I’ve been on the first of a two day course on Philosophy For Children (P4C) today. It’s a very interesting methodology and I’m looking forward to the next session and to trialling a philosophical inquiry with my students. The approach relies heavily on language and, as ever, I found myself reflecting on the relationship between language and thought.
My learning today was dependent on a group and the role of dialogue was central to this process; the community of practice I was part of helped me to think more deeply about the issues we were exploring than I might have done alone. Social relations are not central to Dylan’s life and ‘talk’ has little capital within a residential community where most members of the group do not use speech to communicate. This doesn’t mean, however, that Dylan is not capable of complex patterns of thought.
In 1969 William Labov’s ‘The Study of Non-Standard English’ demonstrated that Larry, a dialect-speaking member of a New York City gang, ‘The Jets’, was capable of conceptual thinking and logical interrogation of the philosophical question ‘does God exist?’ Labov’s study challenged the claim that higher order thinking requires Standard English and elaborated linguistic codes. If our thinking is not limited by non-standard uses of language, why should it be capped by non-use of language? Dylan may be as capable of thinking about ‘God’ as you or I (or, indeed, Larry).
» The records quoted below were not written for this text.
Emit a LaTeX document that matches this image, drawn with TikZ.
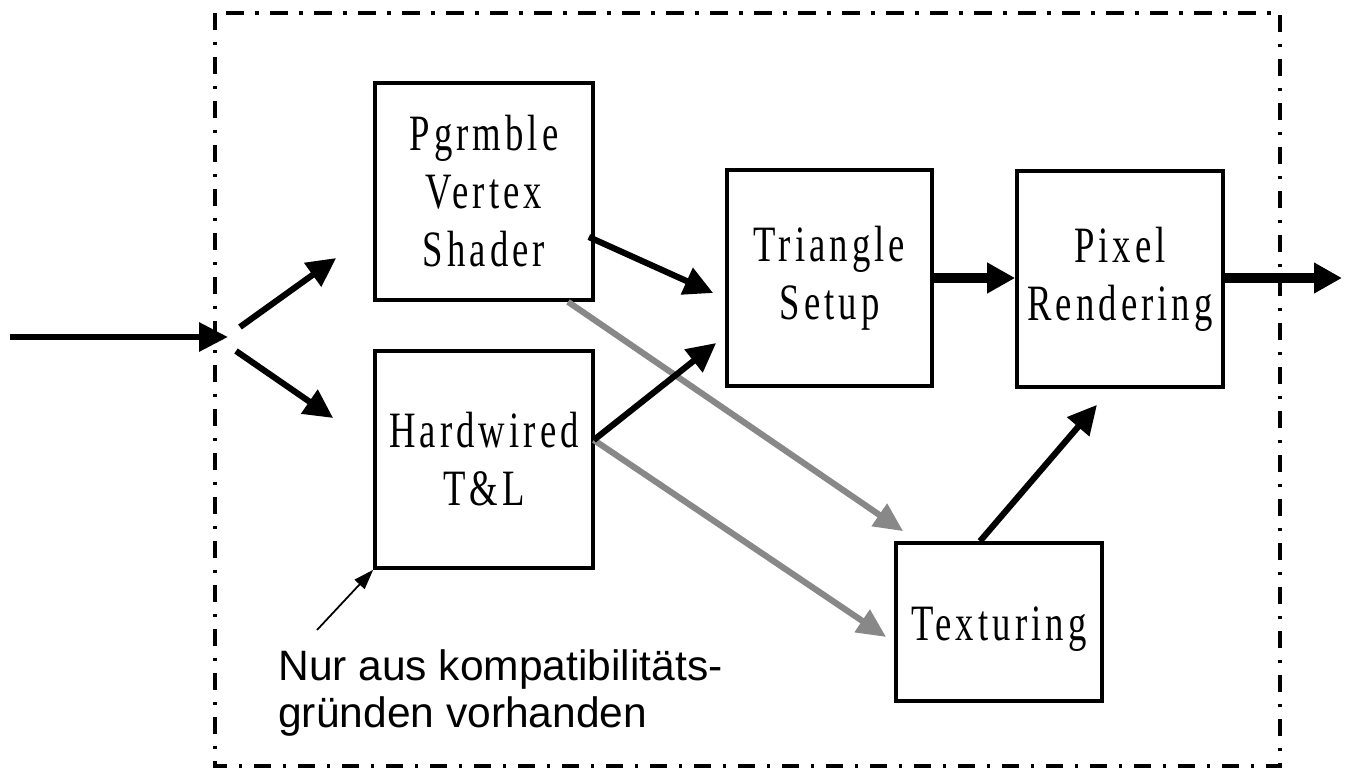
\documentclass[tikz,border=0pt]{standalone}
\usepackage{fontspec}
\setmainfont{Liberation Serif}
\newfontfamily\boxfont{Liberation Serif}[FakeStretch=0.72,LetterSpace=8]
\newfontfamily\notefont{Liberation Sans}
\usetikzlibrary{arrows.meta,calc}
\definecolor{arrowgray}{RGB}{136,136,136}
\tikzset{
  stage/.style={draw=black, line width=2.1pt, inner sep=0pt, align=center,
    font=\boxfont\fontsize{29}{33}\selectfont},
  blk/.style={draw=black, line width=3.5pt, -{Triangle[length=0.58cm,width=0.56cm]}},
  heavy/.style={draw=black, line width=5.2pt, -{Triangle[length=0.56cm,width=0.58cm]}},
  gry/.style={draw=arrowgray, line width=3.5pt, -{Triangle[length=0.58cm,width=0.52cm]}},
  pointer/.style={draw=black, line width=1pt, -{Triangle[length=0.4cm,width=0.27cm]}},
  frame/.style={draw=black, line width=2.1pt, dash pattern=on 0.35cm off 0.23cm on 0.07cm off 0.23cm},
  note/.style={inner sep=0pt, font=\notefont\fontsize{24.2}{28}\selectfont}
}
\begin{document}
\begin{tikzpicture}[x=0.02cm,y=-0.02cm]
\useasboundingbox (0,0) rectangle (1345,774);
% dash-dot frame
\draw[frame] (215,13) rectangle (1280,766);
% stages
\node[stage, minimum width=4.36cm, minimum height=4.34cm] (shader) at (484,191.5) {Pgrmble\\Vertex\\Shader};
\node[stage, minimum width=4.36cm, minimum height=4.34cm] (hw) at (484,459.5) {Hardwired\\T\&L};
\node[stage, minimum width=4.10cm, minimum height=4.32cm] (tri) at (829.5,278) {Triangle\\Setup};
\node[stage, minimum width=4.12cm, minimum height=4.32cm] (pix) at (1120,279) {Pixel\\Rendering};
\node[stage, minimum width=4.12cm, minimum height=3.16cm, text height=0.75cm, text depth=0pt] (tex) at (999,622) {Texturing};
% free ends
\coordinate (in) at (10,337);
\coordinate (split) at (228,337);
\coordinate (out) at (1342,278);
\coordinate (noteptr) at (317,630);
% input and split
\draw[blk] (in) -- (split);
\draw[blk] ($(split)+(12,-10)$) -- ($(shader.west)+(-37,66.5)$);
\draw[blk] ($(split)+(8,14)$) -- ($(hw.west)+(-40,-41.5)$);
% gray arrows to texturing
\draw[gry] ($(shader.south)+(84,0)$) -- ($(tex.north west)+(9,-10)$);
\draw[gry] ($(hw.east)+(-1,-19.5)$) -- ($(tex.west)+(-8,15)$);
% black arrows to triangle setup
\draw[blk] ($(shader.east)+(-6,45.5)$) -- ($(tri.west)+(-12,15)$);
\draw[blk] ($(hw.east)+(-1,-19.5)$) -- ($(tri.west)+(-9,65)$);
% triangle -> pixel -> out
\draw[heavy] (tri.east) -- (tri.east -| pix.west);
\draw[heavy] (pix.east |- out) -- (out);
% texturing -> pixel
\draw[blk] ($(tex.north)+(-19,0)$) -- ($(pix.south)+(-23,16)$);
% annotation
\node[note, anchor=base west] (note1) at (278,680) {Nur aus kompatibilitäts-};
\node[note, anchor=base west] (note2) at (278,727) {gründen vorhanden};
\draw[pointer] (noteptr) -- (hw.south west);
\end{tikzpicture}
\end{document}
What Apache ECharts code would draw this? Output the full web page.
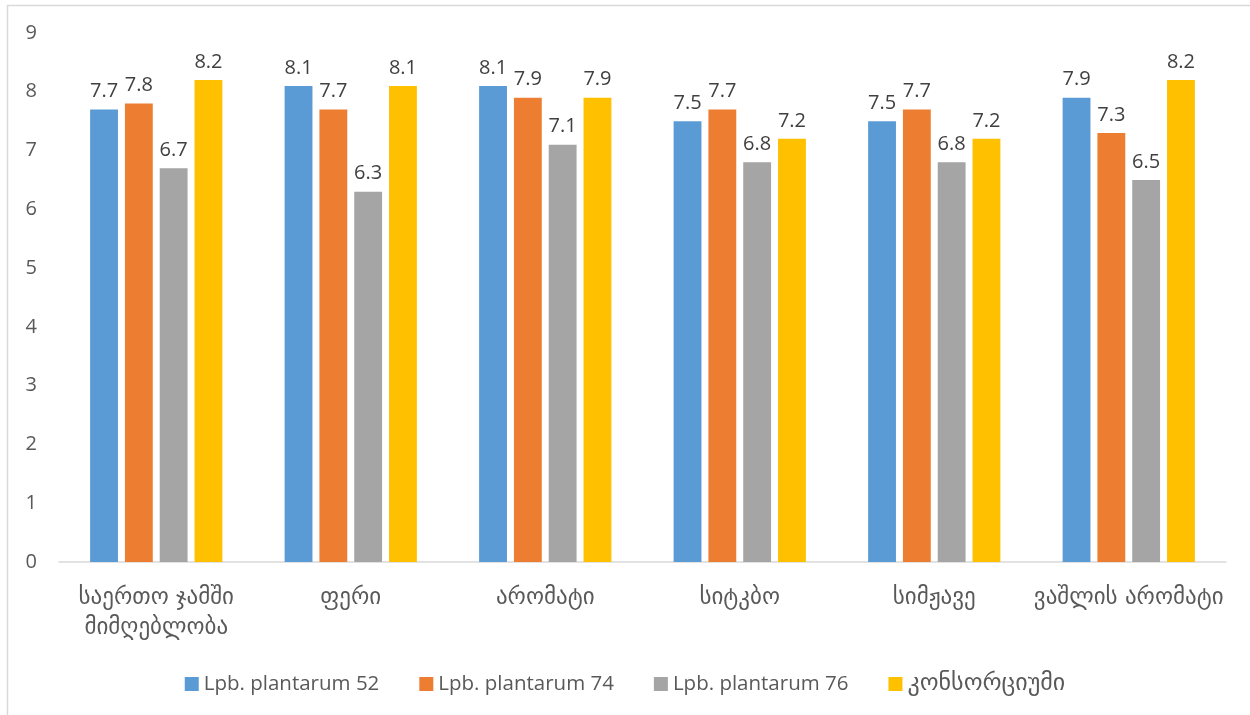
<!DOCTYPE html>
<html>
<head>
<meta charset="utf-8">
<script src="https://cdn.jsdelivr.net/npm/echarts@6/dist/echarts.min.js"></script>
<style>
  html, body { margin: 0; padding: 0; background: #fff; }
  #chart { width: 1250px; height: 715px; }
</style>
</head>
<body>
<div id="chart"></div>
<script>
// Sensory scores by attribute for each culture
const categories = ['საერთო ჯამში\nმიმღებლობა', 'ფერი', 'არომატი', 'სიტკბო', 'სიმჟავე', 'ვაშლის არომატი'];
const seriesNames = ['Lpb. plantarum 52', 'Lpb. plantarum 74', 'Lpb. plantarum 76', 'კონსორციუმი'];
const plantarum52 = [7.7, 8.1, 8.1, 7.5, 7.5, 7.9];
const plantarum74 = [7.8, 7.7, 7.9, 7.7, 7.7, 7.3];
const plantarum76 = [6.7, 6.3, 7.1, 6.8, 6.8, 6.5];
const consortium = [8.2, 8.1, 7.9, 7.2, 7.2, 8.2];
const yTicks = [0, 1, 2, 3, 4, 5, 6, 7, 8, 9];

const colors = ['#5B9BD5', '#ED7D31', '#A5A5A5', '#FFC000'];
const values = [plantarum52, plantarum74, plantarum76, consortium];
const LATIN = '"Open Sans", sans-serif';
const GEORGIAN = '"DejaVu Sans", sans-serif';
const isGeorgian = s => /[\u10A0-\u10FF]/.test(s);

const chart = echarts.init(document.getElementById('chart'), null, { renderer: 'canvas' });

chart.setOption({
  backgroundColor: '#ffffff',
  animation: false,
  color: colors,
  textStyle: { fontFamily: LATIN },
  grid: { left: 59, right: 24, top: 33, bottom: 153 },
  legend: {
    data: seriesNames,
    top: 667,
    left: 'center',
    itemWidth: 14,
    itemHeight: 14,
    itemGap: 40,
    icon: 'rect',
    formatter: name => isGeorgian(name) ? '{g|' + name + '}' : '{l|' + name + '}',
    textStyle: {
      color: '#595959',
      rich: {
        l: { fontFamily: LATIN, fontSize: 20.5, color: '#595959' },
        g: { fontFamily: GEORGIAN, fontSize: 24, color: '#595959' }
      }
    }
  },
  xAxis: {
    type: 'category',
    data: categories,
    axisLine: { lineStyle: { color: '#d9d9d9', width: 1.5 } },
    axisTick: { show: false },
    axisLabel: { color: '#595959', fontSize: 23, fontFamily: GEORGIAN, margin: 21, lineHeight: 30, interval: 0 }
  },
  yAxis: {
    type: 'value',
    min: yTicks[0],
    max: yTicks[yTicks.length - 1],
    interval: 1,
    splitLine: { show: false },
    axisLine: { show: false },
    axisTick: { show: false },
    axisLabel: { color: '#595959', fontSize: 20, fontFamily: LATIN, margin: 22 }
  },
  graphic: [{
    type: 'rect',
    silent: true,
    shape: { x: 7.5, y: 5.5, width: 1400, height: 900 },
    style: { fill: 'none', stroke: '#d9d9d9', lineWidth: 1.5 }
  }],
  series: seriesNames.map((name, i) => ({
    name: name,
    type: 'bar',
    data: values[i],
    barGap: '25%',
    barCategoryGap: '32%',
    itemStyle: { color: colors[i] },
    label: {
      show: true,
      position: 'top',
      distance: 8,
      color: '#404040',
      fontSize: 20,
      fontFamily: LATIN,
      formatter: p => p.value.toFixed(1)
    }
  }))
});
</script>
</body>
</html>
I can’t see an easy way of adapting the P4C methodology for use with people who don’t use speech to communicate given the role of dialogue in the process. I can, however, imagine the approach being a potentially rich way of working with verbal autistic children and adults. Not only does the methodology provide a useful framework for discussion, as the stimuli for the philosophical inquiries are often visual (we used a short film and a photograph today) they are likely to be comfortable for autistic students as a support for thinking and the development of ideas.